◆ PROBLEM: In the material below, please retype the lines from the very first through the one with "const MONTH_COUNT = 251;", exactly and without pictures.

====== SOURCE EXCERPT

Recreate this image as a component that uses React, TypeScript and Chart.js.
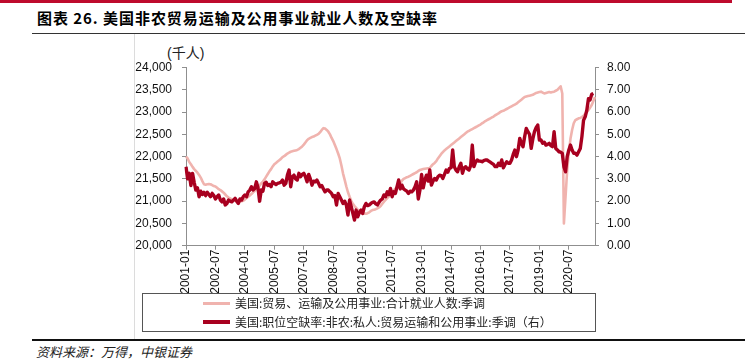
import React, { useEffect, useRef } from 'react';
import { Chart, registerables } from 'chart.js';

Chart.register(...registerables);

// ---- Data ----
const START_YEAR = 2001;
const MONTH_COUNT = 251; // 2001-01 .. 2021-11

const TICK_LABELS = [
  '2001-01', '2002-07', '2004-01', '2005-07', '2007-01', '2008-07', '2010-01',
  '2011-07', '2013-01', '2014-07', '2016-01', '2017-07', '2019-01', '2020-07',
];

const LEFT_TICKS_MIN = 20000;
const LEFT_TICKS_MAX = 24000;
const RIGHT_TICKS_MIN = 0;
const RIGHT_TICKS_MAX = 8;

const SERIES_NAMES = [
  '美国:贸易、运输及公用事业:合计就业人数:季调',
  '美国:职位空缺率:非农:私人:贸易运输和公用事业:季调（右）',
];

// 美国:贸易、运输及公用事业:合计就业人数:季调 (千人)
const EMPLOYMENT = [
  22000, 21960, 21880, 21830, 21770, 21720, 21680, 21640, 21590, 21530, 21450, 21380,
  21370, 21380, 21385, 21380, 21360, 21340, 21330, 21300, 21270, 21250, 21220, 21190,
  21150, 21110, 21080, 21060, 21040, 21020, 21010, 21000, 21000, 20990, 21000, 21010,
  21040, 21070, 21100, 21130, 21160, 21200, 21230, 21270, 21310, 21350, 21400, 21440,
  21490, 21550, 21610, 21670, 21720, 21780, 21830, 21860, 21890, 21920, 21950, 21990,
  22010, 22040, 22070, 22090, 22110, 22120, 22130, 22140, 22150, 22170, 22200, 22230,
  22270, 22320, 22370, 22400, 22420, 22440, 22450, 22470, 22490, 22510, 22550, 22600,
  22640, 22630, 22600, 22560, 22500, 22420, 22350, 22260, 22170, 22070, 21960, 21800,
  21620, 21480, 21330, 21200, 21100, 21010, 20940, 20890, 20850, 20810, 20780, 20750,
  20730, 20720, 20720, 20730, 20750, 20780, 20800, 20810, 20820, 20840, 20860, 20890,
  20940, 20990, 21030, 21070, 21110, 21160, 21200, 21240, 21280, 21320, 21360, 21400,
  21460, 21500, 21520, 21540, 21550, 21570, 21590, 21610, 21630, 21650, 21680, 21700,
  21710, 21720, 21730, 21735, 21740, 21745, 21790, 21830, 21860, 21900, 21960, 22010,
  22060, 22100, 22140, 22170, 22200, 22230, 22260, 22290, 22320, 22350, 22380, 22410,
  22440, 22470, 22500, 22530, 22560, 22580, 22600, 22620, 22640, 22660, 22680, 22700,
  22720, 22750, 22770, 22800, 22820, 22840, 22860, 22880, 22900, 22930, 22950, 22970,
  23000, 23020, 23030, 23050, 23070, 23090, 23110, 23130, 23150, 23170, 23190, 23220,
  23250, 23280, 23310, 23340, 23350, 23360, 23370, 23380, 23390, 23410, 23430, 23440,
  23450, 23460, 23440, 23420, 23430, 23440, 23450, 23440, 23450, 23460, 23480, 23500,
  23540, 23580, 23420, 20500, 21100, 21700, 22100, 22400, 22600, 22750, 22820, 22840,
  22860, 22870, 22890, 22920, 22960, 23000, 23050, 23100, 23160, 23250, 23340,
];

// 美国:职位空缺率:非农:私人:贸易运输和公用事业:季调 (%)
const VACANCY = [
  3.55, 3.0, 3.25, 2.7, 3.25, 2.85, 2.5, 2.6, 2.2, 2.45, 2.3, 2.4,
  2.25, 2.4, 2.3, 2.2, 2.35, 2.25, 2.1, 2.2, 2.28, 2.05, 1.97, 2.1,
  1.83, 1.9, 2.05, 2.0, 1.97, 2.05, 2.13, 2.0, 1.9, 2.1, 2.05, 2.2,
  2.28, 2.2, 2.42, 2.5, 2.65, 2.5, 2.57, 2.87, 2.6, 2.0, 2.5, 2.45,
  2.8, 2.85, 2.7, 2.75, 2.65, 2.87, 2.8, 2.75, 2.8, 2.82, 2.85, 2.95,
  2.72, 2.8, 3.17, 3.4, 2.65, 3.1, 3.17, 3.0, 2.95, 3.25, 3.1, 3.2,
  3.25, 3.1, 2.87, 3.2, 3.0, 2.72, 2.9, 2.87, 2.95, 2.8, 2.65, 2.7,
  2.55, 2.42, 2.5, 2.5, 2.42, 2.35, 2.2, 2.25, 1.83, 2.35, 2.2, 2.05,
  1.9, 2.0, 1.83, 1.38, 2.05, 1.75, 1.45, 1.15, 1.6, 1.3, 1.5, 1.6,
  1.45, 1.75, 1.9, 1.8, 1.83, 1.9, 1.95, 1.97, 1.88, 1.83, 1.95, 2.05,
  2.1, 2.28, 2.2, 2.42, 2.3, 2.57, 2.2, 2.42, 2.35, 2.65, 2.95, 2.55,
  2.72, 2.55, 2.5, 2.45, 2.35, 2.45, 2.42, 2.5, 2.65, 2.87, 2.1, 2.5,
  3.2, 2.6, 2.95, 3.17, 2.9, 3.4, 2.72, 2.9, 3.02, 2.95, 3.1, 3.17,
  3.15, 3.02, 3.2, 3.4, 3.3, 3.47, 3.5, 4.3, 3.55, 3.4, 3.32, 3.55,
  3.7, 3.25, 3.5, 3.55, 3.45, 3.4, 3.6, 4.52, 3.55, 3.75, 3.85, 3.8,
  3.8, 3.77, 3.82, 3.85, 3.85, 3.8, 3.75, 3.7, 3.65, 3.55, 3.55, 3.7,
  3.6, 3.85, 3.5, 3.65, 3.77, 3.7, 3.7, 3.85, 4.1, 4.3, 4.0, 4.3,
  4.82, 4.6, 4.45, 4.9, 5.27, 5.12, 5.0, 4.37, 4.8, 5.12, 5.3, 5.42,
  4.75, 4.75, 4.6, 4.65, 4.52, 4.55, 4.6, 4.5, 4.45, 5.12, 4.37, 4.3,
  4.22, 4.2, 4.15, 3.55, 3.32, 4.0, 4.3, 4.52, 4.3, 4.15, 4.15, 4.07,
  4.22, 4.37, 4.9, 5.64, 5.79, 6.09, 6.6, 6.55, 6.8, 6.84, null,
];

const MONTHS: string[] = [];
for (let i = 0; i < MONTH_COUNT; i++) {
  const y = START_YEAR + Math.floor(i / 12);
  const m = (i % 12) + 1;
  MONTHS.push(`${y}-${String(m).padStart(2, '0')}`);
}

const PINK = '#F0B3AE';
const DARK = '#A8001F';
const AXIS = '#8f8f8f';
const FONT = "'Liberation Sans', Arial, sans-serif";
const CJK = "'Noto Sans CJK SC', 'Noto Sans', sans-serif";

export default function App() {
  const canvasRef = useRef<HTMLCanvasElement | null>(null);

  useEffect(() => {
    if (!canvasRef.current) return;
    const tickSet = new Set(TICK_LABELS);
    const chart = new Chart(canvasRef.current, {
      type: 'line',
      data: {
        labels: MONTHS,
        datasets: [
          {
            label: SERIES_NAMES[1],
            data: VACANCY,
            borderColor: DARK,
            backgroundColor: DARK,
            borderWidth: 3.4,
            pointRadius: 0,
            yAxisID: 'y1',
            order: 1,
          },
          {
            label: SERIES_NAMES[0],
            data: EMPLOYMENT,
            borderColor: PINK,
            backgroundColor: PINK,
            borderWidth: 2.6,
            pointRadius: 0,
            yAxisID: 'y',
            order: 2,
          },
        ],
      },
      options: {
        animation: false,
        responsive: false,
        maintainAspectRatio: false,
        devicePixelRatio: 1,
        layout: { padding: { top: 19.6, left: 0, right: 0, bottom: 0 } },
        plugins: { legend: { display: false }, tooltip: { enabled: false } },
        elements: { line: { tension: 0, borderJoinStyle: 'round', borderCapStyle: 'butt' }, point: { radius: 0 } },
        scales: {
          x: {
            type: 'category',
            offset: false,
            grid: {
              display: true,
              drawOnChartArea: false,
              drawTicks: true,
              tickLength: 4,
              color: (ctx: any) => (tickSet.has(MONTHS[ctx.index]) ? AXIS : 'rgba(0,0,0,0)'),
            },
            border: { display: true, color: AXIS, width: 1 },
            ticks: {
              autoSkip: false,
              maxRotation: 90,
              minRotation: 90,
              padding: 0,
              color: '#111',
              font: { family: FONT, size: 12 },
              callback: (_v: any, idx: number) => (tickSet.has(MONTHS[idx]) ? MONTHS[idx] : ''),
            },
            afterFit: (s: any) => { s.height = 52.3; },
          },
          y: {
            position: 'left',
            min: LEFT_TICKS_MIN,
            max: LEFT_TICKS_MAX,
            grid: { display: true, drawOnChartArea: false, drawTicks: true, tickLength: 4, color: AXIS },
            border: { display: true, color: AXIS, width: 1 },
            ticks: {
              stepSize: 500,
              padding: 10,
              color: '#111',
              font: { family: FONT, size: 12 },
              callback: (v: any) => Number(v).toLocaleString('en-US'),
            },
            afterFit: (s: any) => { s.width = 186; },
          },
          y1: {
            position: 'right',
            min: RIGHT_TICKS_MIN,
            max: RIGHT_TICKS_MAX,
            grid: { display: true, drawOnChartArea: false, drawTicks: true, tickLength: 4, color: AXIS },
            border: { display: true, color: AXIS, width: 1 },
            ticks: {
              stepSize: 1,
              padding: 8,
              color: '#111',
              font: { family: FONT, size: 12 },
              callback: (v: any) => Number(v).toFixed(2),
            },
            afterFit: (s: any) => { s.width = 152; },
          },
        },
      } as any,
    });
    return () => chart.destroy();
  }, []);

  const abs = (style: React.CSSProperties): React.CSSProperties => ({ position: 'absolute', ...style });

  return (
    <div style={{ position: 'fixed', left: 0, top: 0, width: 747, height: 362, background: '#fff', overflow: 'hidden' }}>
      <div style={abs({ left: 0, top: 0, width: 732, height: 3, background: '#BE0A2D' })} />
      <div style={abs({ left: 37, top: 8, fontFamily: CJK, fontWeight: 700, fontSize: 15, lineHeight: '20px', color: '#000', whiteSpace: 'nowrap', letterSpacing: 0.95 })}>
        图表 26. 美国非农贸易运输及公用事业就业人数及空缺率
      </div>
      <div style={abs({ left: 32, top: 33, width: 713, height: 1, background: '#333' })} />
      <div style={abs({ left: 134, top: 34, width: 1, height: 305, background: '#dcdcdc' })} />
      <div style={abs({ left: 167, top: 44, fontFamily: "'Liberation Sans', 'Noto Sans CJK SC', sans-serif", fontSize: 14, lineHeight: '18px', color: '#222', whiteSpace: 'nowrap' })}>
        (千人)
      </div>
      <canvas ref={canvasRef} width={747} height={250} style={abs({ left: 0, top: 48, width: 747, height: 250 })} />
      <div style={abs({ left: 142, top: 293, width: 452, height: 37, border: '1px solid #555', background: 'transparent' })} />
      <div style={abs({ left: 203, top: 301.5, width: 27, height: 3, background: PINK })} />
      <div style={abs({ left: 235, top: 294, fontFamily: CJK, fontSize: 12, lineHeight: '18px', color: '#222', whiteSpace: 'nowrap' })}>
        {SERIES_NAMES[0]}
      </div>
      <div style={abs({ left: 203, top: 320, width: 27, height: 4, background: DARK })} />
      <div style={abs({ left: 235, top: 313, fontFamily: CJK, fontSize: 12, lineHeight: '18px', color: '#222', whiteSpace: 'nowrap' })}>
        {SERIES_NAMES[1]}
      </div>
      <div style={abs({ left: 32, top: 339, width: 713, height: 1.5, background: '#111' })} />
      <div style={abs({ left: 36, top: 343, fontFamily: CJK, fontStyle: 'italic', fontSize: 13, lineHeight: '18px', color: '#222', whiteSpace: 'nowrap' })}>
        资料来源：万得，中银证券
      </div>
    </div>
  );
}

============

◆ ANSWER TO THE TASK:
Recreate this image as a component that uses React, TypeScript and Chart.js.
import React, { useEffect, useRef } from 'react';
import { Chart, registerables } from 'chart.js';

Chart.register(...registerables);

// ---- Data ----
const START_YEAR = 2001;
const MONTH_COUNT = 251; // 2001-01 .. 2021-11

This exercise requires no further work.